Ivermection Reduces Tumours

Ivermection Reduces Tumours

Another ivermectin study is out, and like the long list of similar studies lately, it shows more cancer treatment potential. This one was published in July in ACS Biomaterials Science, titled, “Intranasal Delivery of Ivermectin Nanosystems as an Antitumor Agent: Focusing on Glioma Suppression.”

In short, the study found low-dose ivermectin shrank brain tumors by a whopping 70% in rats. The treated rodents also had less dead tissue, less swelling, and fewer new blood vessels forming, which means the remaining tumors were less invasive and less aggressive.

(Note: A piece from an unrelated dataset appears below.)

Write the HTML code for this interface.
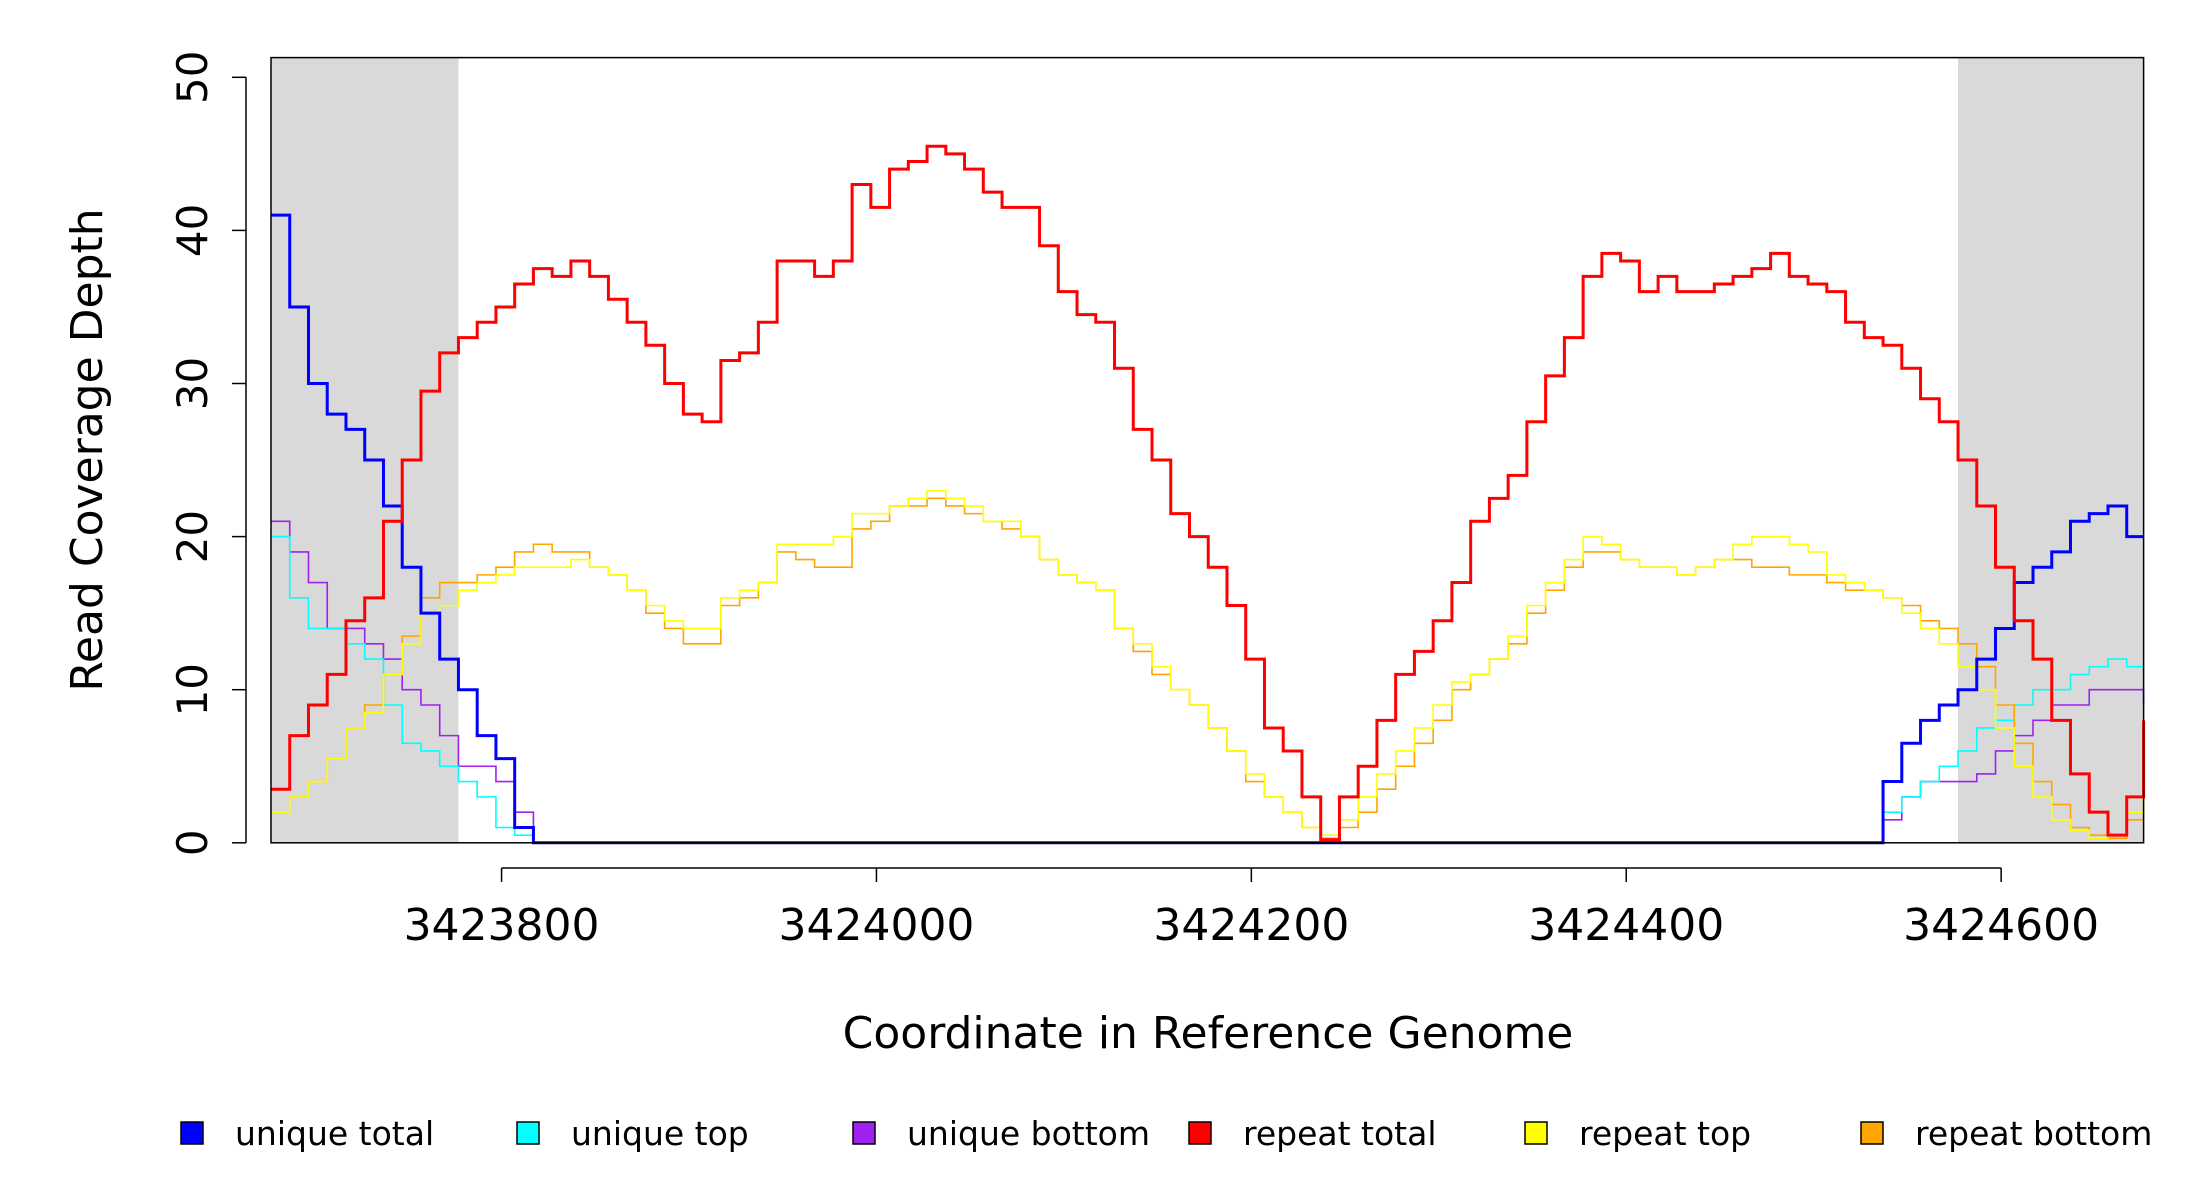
<!DOCTYPE html>
<html><head><meta charset="utf-8"><style>
html,body{margin:0;padding:0;background:#fff;}
svg{display:block;font-family:"DejaVu Sans","Liberation Sans",sans-serif;}
</style></head><body>
<svg id="chart" width="2200" height="1200" viewBox="0 0 2200 1200">
<g id="shade"></g>
<g id="series"></g>
<g id="axes"></g>
<g id="legend"></g>
</svg>
<script>
const xStart = 3423677;
const xStep = 10;
const repeatTotal = [3.5,7,9,11,14.5,16,21,25,29.5,32,33,34,35,36.5,37.5,37,38,37,35.5,34,32.5,30,28,27.5,31.5,32,34,38,38,37,38,43,41.5,44,44.5,45.5,45,44,42.5,41.5,41.5,39,36,34.5,34,31,27,25,21.5,20,18,15.5,12,7.5,6,3,0.2,3,5,8,11,12.5,14.5,17,21,22.5,24,27.5,30.5,33,37,38.5,38,36,37,36,36,36.5,37,37.5,38.5,37,36.5,36,34,33,32.5,31,29,27.5,25,22,18,14.5,12,8,4.5,2,0.5,3,8];
const repeatTop = [2,3,4,5.5,7.5,8.5,11,13,15,15.5,16.5,17,17.5,18,18,18,18.5,18,17.5,16.5,15.5,14.5,14,14,16,16.5,17,19.5,19.5,19.5,20,21.5,21.5,22,22.5,23,22.5,22,21,21,20,18.5,17.5,17,16.5,14,13,11.5,10,9,7.5,6,4.5,3,2,1,0.5,1.5,3,4.5,6,7.5,9,10.5,11,12,13.5,15.5,17,18.5,20,19.5,18.5,18,18,17.5,18,18.5,19.5,20,20,19.5,19,17.5,17,16.5,16,15,14,13,11.5,10,7.5,5,3,1.5,0.8,0.3,0.5,2,4.5];
const repeatBottom = [2,3,4,5.5,7.5,9,11,13.5,16,17,17,17.5,18,19,19.5,19,19,18,17.5,16.5,15,14,13,13,15.5,16,17,19,18.5,18,18,20.5,21,22,22,22.5,22,21.5,21,20.5,20,18.5,17.5,17,16.5,14,12.5,11,10,9,7.5,6,4,3,2,1,0.3,1,2,3.5,5,6.5,8,10,11,12,13,15,16.5,18,19,19,18.5,18,18,17.5,18,18.5,18.5,18,18,17.5,17.5,17,16.5,16.5,16,15.5,14.5,14,13,11.5,9,6.5,4,2.5,1,0.5,0.3,1.5,4.5];
const uniqueTotal = [41,35,30,28,27,25,22,18,15,12,10,7,5.5,1,0,0,0,0,0,0,0,0,0,0,0,0,0,0,0,0,0,0,0,0,0,0,0,0,0,0,0,0,0,0,0,0,0,0,0,0,0,0,0,0,0,0,0,0,0,0,0,0,0,0,0,0,0,0,0,0,0,0,0,0,0,0,0,0,0,0,0,0,0,0,0,0,4,6.5,8,9,10,12,14,17,18,19,21,21.5,22,20,20];
const uniqueTop = [20,16,14,14,13,12,9,6.5,6,5,4,3,1,0.5,0,0,0,0,0,0,0,0,0,0,0,0,0,0,0,0,0,0,0,0,0,0,0,0,0,0,0,0,0,0,0,0,0,0,0,0,0,0,0,0,0,0,0,0,0,0,0,0,0,0,0,0,0,0,0,0,0,0,0,0,0,0,0,0,0,0,0,0,0,0,0,0,2,3,4,5,6,7.5,8,9,10,10,11,11.5,12,11.5,11];
const uniqueBottom = [21,19,17,14,14,13,12,10,9,7,5,5,4,2,0,0,0,0,0,0,0,0,0,0,0,0,0,0,0,0,0,0,0,0,0,0,0,0,0,0,0,0,0,0,0,0,0,0,0,0,0,0,0,0,0,0,0,0,0,0,0,0,0,0,0,0,0,0,0,0,0,0,0,0,0,0,0,0,0,0,0,0,0,0,0,0,1.5,3,4,4,4,4.5,6,7,8,9,9,10,10,10,9];
const yTicks = [0,10,20,30,40,50];
const xTicks = [3423800,3424000,3424200,3424400,3424600];
const shadeRanges = [[3423677,3423777],[3424577,3424676]];
const legendLabels = ["unique total","unique top","unique bottom","repeat total","repeat top","repeat bottom"];
const legendColors = ["#0000ff","#00ffff","#a020f0","#ff0000","#ffff00","#ffa500"];

const NS="http://www.w3.org/2000/svg";
const PL=271, PR=2143.6, PT=57.6, PB=842.8, Y50=77.3;
const X0=3423677, X1=3424676;
function sx(c){return PL+(c-X0)*(PR-PL)/(X1-X0);}
function sy(v){return PB - v*(PB-Y50)/50;}
function mk(tag,attrs,parent){const e=document.createElementNS(NS,tag);for(const k in attrs)e.setAttribute(k,attrs[k]);parent.appendChild(e);return e;}

const shade=document.getElementById('shade');
shadeRanges.forEach((r,i)=>{
  const e=mk('rect',{x:sx(r[0]),y:PT,width:sx(r[1])-sx(r[0]),height:PB-PT,fill:'#d9d9d9'},shade);
  
  
});

const series=document.getElementById('series');
function stepPath(vals){
  let d='';
  for(let i=0;i<vals.length;i++){
    const x=sx(Math.min(xStart+i*xStep,X1)), y=sy(vals[i]);
    if(i===0) d+='M'+x+' '+y; else d+=' H'+x+' V'+y;
  }
  return d;
}
const seriesDefs=[
  [uniqueBottom,'#a020f0',1.6,'unique-bottom-line'],
  [uniqueTop,'#00ffff',1.6,'unique-top-line'],
  [repeatBottom,'#ffa500',1.6,'repeat-bottom-line'],
  [repeatTop,'#ffff00',1.6,'repeat-top-line'],
  [uniqueTotal,'#0000ff',3,'unique-total-line'],
  [repeatTotal,'#ff0000',3,'repeat-total-line']
];
seriesDefs.forEach(s=>{
  const e=mk('path',{d:stepPath(s[0]),fill:'none',stroke:s[1],'stroke-width':s[2]},series);
  
  
});

const axes=document.getElementById('axes');
const box=mk('rect',{x:PL,y:PT,width:PR-PL,height:PB-PT,fill:'none',stroke:'#000','stroke-width':1.5},axes);


const YA=246;
const yl=mk('line',{x1:YA,x2:YA,y1:sy(0),y2:sy(50),stroke:'#000','stroke-width':1.5},axes);


yTicks.forEach(v=>{
  mk('line',{x1:YA-14,x2:YA,y1:sy(v),y2:sy(v),stroke:'#000','stroke-width':1.5},axes);
  const t=mk('text',{x:0,y:0,transform:'translate(207,'+sy(v)+') rotate(-90)','text-anchor':'middle','font-size':42},axes);
  t.textContent=v;
  
  
});
const XA=868;
const xl=mk('line',{x1:sx(xTicks[0]),x2:sx(xTicks[xTicks.length-1]),y1:XA,y2:XA,stroke:'#000','stroke-width':1.5},axes);


xTicks.forEach(v=>{
  mk('line',{x1:sx(v),x2:sx(v),y1:XA,y2:XA+14,stroke:'#000','stroke-width':1.5},axes);
  const t=mk('text',{x:sx(v),y:940,'text-anchor':'middle','font-size':44},axes);
  t.textContent=v;
  
  
});
const yt=mk('text',{x:0,y:0,transform:'translate(102,450) rotate(-90)','text-anchor':'middle','font-size':44},axes);
yt.textContent='Read Coverage Depth';


const xt=mk('text',{x:1208,y:1048,'text-anchor':'middle','font-size':44},axes);
xt.textContent='Coordinate in Reference Genome';



const legend=document.getElementById('legend');
const lx=[181,517,853,1189,1525,1861];
legendLabels.forEach((lab,i)=>{
  const g=mk('g',{},legend);
  
  
  mk('rect',{x:lx[i],y:1122,width:22,height:22,fill:legendColors[i],stroke:'#000','stroke-width':1.5},g);
  const t=mk('text',{x:lx[i]+54,y:1145,'font-size':33},g);
  t.textContent=lab;
});
</script>
</body></html>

The ivermectin was delivered using a nasal spray in a very fine (nanoscale) form, since oral ivermectin can’t cross the blood-brain barrier. The rats that got the treatment showed no negative side effects.

The serendipitous discovery of ivermectin is one of the most remarkable stories in medical science. In the 1970s, Japanese microbiologist Satoshi Omura set out to find new microorganisms that might produce useful medicines. He collected hundreds of soil samples from around Japan, including one from a golf course in Kawana, south of Tokyo.

In one of his golf-course soil samples, Omura’s team isolated a previously unknown bacterium that produced compounds found to be extraordinarily effective at killing parasitic worms. He sent it to a U.S. lab at Merck, which developed ivermectin: a safer and even more potent chemical derivative of the bacterial compound.

As you know, in 2015, Omura and Merck researcher Bill Campbell jointly received the Nobel Prize in Medicine for a cheap dirt drug that has saved millions from disease and blindness. If ivermectin’s cancer-fighting abilities bear out —and the studies and anecdotes keep mounting up— it will become the single most beneficial accidental discovery in human history.

Here’s a question to ponder: would ivermectin have broken out of the pharma wilderness absent its high-profile role during the pandemic as a cultural and political flashpoint? Without this extraordinary exposure, efforts to study ivermectin as a cancer agent would almost certainly have remained niche— buried in the literature amid hundreds of other “drug repurposing” efforts, lacking funding, conference time, or media coverage.

Ivermectin may wind up being the greatest covid miracle of all.